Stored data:

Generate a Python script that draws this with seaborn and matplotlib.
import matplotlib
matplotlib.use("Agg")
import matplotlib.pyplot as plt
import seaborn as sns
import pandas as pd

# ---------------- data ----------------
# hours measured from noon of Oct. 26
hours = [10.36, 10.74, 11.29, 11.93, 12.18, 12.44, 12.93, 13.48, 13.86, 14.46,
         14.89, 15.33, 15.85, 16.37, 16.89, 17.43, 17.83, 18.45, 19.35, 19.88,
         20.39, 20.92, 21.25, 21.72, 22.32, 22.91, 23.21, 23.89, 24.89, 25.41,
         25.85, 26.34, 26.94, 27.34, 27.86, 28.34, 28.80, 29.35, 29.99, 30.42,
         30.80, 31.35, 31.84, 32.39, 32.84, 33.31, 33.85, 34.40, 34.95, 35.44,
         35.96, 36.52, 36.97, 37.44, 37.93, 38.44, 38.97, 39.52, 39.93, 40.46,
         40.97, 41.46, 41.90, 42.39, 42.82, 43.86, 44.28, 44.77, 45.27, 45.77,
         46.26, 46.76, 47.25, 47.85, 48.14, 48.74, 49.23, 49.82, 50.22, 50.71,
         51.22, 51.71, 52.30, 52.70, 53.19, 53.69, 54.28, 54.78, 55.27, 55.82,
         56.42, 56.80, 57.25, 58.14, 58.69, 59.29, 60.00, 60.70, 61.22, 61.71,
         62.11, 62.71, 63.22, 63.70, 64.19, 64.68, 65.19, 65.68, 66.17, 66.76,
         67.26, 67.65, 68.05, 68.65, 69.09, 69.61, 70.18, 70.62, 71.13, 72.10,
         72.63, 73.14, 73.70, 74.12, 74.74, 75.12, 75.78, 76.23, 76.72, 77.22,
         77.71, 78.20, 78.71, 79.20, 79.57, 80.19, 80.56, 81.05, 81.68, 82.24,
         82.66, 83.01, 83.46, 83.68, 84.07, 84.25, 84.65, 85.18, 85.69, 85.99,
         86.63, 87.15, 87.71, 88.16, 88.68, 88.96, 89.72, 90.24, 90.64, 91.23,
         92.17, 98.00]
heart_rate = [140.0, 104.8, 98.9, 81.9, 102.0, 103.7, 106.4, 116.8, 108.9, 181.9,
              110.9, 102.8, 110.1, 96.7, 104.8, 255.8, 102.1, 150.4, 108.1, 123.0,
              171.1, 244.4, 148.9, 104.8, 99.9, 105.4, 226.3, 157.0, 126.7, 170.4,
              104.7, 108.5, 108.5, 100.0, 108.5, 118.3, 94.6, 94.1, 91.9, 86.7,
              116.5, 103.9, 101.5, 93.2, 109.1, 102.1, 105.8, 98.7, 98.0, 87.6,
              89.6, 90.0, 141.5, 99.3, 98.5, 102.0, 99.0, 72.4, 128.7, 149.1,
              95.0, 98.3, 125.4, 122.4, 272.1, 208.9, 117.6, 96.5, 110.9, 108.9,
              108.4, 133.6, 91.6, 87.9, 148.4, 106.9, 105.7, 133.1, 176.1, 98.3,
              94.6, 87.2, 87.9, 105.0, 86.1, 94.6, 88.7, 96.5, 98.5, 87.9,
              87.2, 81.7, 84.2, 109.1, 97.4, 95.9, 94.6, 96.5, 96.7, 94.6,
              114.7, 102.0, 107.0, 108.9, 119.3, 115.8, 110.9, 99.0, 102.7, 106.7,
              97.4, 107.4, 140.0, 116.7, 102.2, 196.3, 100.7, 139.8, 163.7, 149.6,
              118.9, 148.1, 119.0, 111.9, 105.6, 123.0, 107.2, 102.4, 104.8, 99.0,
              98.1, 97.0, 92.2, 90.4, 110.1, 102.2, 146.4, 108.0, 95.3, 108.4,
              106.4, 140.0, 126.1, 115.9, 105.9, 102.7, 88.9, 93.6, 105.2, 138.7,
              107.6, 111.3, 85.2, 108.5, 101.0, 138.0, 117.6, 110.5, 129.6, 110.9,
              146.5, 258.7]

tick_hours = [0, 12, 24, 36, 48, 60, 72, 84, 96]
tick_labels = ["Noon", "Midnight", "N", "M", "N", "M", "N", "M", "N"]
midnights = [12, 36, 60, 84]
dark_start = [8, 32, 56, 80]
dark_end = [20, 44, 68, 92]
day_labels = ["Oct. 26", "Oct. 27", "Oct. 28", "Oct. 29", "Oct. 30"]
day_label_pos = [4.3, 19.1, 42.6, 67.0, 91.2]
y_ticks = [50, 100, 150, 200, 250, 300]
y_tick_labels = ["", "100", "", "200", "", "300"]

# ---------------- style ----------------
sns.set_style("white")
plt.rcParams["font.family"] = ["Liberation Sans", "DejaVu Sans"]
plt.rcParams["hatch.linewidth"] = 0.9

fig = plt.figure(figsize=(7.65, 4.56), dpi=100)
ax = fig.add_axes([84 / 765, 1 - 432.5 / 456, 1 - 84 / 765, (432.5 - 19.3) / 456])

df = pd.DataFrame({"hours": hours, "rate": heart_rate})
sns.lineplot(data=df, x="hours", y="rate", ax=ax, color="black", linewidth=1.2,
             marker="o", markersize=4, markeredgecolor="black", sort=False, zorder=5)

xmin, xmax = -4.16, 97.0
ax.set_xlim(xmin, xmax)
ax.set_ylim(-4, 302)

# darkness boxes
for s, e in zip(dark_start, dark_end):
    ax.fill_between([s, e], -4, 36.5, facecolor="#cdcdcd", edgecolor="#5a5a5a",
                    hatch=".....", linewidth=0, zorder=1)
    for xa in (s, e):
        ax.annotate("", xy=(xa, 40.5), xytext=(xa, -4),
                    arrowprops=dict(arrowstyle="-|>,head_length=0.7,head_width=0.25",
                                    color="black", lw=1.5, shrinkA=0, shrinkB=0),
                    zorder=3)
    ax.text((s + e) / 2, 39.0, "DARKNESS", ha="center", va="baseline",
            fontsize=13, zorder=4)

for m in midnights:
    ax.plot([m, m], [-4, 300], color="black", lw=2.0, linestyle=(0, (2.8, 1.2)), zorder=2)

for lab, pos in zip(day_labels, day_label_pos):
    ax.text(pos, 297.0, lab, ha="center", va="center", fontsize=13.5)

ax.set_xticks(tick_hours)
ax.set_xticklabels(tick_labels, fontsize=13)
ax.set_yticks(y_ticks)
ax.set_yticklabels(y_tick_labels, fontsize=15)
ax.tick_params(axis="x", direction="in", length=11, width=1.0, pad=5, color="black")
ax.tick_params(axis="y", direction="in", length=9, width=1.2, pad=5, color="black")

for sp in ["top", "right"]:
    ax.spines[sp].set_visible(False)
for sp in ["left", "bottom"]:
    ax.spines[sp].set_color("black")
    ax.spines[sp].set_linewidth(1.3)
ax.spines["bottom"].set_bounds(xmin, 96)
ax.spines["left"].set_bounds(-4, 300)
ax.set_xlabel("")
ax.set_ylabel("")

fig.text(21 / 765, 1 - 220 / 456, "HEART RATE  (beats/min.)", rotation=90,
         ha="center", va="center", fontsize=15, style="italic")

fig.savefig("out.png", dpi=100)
* * *
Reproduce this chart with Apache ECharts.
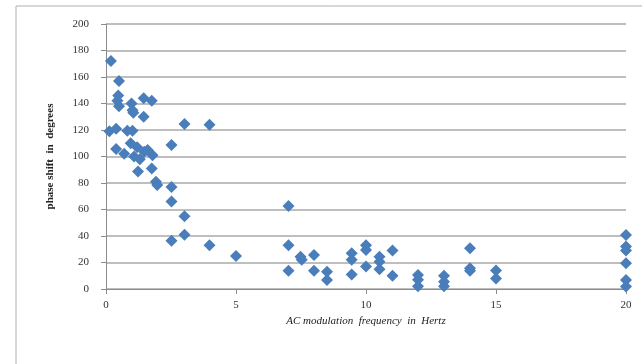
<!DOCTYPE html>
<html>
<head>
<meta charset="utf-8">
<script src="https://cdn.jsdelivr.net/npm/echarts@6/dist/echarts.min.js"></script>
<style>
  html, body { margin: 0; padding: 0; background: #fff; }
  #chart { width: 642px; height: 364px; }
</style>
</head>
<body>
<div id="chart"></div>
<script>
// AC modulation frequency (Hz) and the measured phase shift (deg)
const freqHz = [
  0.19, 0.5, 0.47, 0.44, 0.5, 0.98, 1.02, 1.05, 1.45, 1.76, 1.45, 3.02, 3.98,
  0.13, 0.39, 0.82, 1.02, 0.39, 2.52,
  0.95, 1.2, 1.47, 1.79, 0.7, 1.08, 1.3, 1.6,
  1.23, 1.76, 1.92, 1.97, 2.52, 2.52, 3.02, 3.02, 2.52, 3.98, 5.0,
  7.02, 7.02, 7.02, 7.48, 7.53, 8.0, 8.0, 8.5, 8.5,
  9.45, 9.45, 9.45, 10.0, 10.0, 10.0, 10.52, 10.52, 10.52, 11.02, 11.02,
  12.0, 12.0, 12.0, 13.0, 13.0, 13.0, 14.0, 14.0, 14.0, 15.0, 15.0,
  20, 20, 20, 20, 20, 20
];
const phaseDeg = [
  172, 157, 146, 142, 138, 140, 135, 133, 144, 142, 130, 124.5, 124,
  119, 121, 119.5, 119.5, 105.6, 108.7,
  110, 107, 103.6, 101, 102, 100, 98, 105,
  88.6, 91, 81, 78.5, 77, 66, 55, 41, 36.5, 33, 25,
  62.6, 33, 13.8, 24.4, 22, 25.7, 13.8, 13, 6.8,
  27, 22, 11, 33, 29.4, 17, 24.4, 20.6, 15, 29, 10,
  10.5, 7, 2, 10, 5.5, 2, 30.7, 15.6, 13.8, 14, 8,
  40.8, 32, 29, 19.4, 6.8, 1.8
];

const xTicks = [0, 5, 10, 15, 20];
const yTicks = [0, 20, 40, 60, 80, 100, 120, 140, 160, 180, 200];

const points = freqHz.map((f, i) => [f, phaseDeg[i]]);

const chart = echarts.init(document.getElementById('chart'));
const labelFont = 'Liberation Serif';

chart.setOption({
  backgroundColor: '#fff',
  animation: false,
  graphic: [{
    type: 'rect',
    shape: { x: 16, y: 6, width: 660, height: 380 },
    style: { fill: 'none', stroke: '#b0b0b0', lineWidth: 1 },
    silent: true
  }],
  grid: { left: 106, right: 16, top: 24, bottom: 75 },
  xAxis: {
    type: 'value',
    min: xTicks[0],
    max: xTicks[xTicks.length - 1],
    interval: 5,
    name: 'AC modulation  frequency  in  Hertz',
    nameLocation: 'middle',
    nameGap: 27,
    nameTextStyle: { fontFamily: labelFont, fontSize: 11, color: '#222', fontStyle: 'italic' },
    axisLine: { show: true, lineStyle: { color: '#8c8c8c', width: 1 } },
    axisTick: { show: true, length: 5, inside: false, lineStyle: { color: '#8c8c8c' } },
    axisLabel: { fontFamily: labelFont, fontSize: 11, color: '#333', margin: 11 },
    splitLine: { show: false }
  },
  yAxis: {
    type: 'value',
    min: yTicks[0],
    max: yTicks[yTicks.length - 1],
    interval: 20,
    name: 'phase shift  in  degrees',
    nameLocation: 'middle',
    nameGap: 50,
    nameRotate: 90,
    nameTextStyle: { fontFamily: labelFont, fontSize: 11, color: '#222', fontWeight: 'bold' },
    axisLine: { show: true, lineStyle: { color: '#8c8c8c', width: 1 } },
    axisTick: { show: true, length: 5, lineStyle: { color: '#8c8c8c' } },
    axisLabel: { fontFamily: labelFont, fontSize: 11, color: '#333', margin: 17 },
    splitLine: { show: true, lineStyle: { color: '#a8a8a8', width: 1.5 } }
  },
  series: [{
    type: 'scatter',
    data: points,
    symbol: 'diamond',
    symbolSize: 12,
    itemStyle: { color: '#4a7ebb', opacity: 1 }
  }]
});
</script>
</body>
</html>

Set exercise >>
Within the listing above, give again exactly every line from the line with "Generate a Python" through the line with "import pandas as pd", both included, and no other line.

Solution to this problem >>
Generate a Python script that draws this with seaborn and matplotlib.
import matplotlib
matplotlib.use("Agg")
import matplotlib.pyplot as plt
import seaborn as sns
import pandas as pd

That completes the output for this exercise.